▸ **DATA PROVIDED**
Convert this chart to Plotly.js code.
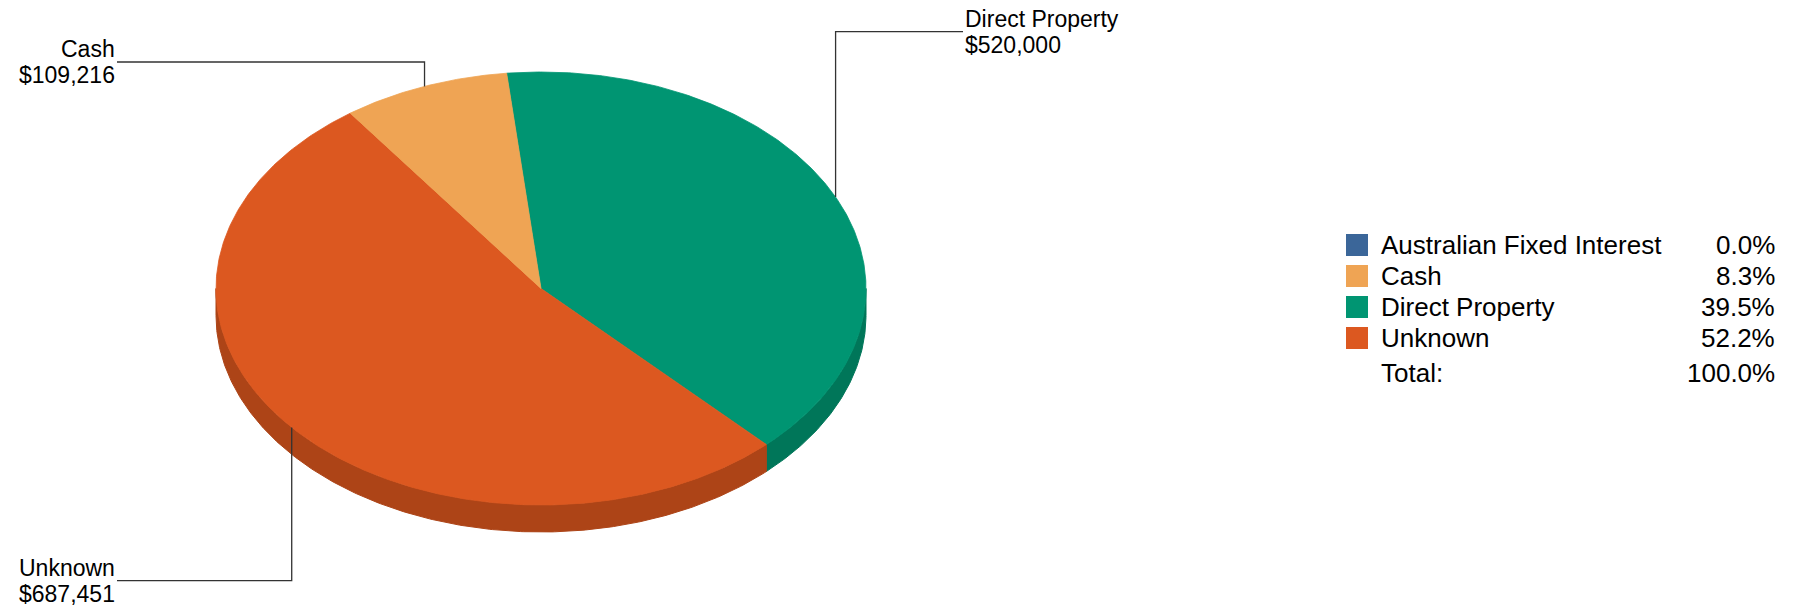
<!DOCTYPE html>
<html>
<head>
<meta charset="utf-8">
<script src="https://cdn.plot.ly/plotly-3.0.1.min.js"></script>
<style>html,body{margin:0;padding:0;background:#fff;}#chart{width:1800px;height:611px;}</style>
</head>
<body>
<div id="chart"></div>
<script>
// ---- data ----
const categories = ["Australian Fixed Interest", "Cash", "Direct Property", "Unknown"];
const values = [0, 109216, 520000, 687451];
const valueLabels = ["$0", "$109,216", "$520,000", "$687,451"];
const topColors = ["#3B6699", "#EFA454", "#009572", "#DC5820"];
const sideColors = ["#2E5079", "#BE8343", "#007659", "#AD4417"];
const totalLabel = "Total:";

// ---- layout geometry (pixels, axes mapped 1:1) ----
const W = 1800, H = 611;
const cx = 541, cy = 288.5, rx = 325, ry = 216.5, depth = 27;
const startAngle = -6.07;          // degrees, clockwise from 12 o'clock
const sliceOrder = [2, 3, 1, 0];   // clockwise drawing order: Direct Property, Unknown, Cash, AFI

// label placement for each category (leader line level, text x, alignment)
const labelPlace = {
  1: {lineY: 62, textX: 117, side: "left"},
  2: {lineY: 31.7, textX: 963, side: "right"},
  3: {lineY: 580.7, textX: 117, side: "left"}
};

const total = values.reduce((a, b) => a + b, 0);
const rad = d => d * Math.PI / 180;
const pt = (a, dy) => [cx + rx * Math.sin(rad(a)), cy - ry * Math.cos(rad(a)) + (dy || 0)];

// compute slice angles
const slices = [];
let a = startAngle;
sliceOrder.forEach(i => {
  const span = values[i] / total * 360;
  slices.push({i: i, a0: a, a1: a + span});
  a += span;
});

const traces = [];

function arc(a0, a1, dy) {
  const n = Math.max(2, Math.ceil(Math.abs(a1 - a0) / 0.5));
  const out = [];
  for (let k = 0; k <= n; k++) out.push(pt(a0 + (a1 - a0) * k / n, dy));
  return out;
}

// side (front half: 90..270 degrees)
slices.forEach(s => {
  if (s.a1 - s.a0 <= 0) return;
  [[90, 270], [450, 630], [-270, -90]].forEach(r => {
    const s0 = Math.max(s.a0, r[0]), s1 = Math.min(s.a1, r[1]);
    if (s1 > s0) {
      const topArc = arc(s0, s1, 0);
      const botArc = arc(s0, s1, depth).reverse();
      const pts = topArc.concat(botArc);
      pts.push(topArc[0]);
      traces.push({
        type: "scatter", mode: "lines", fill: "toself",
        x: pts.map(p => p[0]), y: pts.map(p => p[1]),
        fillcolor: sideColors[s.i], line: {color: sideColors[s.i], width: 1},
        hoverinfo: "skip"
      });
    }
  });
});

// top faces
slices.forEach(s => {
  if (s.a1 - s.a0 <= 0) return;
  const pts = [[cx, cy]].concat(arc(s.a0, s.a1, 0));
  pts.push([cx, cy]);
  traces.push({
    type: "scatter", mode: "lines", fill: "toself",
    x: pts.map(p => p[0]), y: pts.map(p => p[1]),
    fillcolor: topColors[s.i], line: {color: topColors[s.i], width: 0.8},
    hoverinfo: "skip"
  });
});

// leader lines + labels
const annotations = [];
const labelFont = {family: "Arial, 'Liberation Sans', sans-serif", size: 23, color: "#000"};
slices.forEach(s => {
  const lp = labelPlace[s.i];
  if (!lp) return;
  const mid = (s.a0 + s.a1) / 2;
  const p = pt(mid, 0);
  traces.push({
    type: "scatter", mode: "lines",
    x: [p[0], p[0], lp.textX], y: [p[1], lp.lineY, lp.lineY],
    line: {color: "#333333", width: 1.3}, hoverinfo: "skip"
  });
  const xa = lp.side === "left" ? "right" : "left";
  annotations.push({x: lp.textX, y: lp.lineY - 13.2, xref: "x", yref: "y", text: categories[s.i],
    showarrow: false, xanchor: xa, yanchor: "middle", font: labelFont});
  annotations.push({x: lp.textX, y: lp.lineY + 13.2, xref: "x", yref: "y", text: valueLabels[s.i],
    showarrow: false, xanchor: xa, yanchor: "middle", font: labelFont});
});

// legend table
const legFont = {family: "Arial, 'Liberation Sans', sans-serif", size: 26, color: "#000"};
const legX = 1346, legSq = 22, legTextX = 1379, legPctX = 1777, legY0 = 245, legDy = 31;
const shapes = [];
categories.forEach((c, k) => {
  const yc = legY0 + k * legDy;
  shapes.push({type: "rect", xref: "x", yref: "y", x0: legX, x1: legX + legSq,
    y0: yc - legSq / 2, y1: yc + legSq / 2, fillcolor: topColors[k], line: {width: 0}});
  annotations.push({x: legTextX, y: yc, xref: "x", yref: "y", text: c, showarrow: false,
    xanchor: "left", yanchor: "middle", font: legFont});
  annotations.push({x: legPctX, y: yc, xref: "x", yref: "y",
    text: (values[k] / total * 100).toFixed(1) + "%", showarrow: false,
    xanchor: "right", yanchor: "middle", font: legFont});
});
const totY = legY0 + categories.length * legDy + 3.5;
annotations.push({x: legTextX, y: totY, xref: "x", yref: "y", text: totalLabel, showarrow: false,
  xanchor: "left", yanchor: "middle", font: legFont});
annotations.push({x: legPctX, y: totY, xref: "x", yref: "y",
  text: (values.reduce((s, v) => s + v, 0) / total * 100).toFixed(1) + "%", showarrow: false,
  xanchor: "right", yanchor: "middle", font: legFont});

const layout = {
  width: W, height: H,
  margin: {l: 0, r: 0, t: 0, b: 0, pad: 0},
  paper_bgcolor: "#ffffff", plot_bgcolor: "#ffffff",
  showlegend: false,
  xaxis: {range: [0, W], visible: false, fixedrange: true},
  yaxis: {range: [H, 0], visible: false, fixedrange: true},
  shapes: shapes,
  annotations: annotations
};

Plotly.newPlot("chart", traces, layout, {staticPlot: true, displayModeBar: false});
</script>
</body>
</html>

▸ **OBJECTIVE**
Leave the pictures out and please restate exactly the lines running from the start of the material through the one with "const sliceOrder = [2, 3, 1, 0];".

▸ **TASK RESPONSE**
Convert this chart to Plotly.js code.
<!DOCTYPE html>
<html>
<head>
<meta charset="utf-8">
<script src="https://cdn.plot.ly/plotly-3.0.1.min.js"></script>
<style>html,body{margin:0;padding:0;background:#fff;}#chart{width:1800px;height:611px;}</style>
</head>
<body>
<div id="chart"></div>
<script>
// ---- data ----
const categories = ["Australian Fixed Interest", "Cash", "Direct Property", "Unknown"];
const values = [0, 109216, 520000, 687451];
const valueLabels = ["$0", "$109,216", "$520,000", "$687,451"];
const topColors = ["#3B6699", "#EFA454", "#009572", "#DC5820"];
const sideColors = ["#2E5079", "#BE8343", "#007659", "#AD4417"];
const totalLabel = "Total:";

// ---- layout geometry (pixels, axes mapped 1:1) ----
const W = 1800, H = 611;
const cx = 541, cy = 288.5, rx = 325, ry = 216.5, depth = 27;
const startAngle = -6.07;          // degrees, clockwise from 12 o'clock
const sliceOrder = [2, 3, 1, 0];   // clockwise drawing order: Direct Property, Unknown, Cash, AFI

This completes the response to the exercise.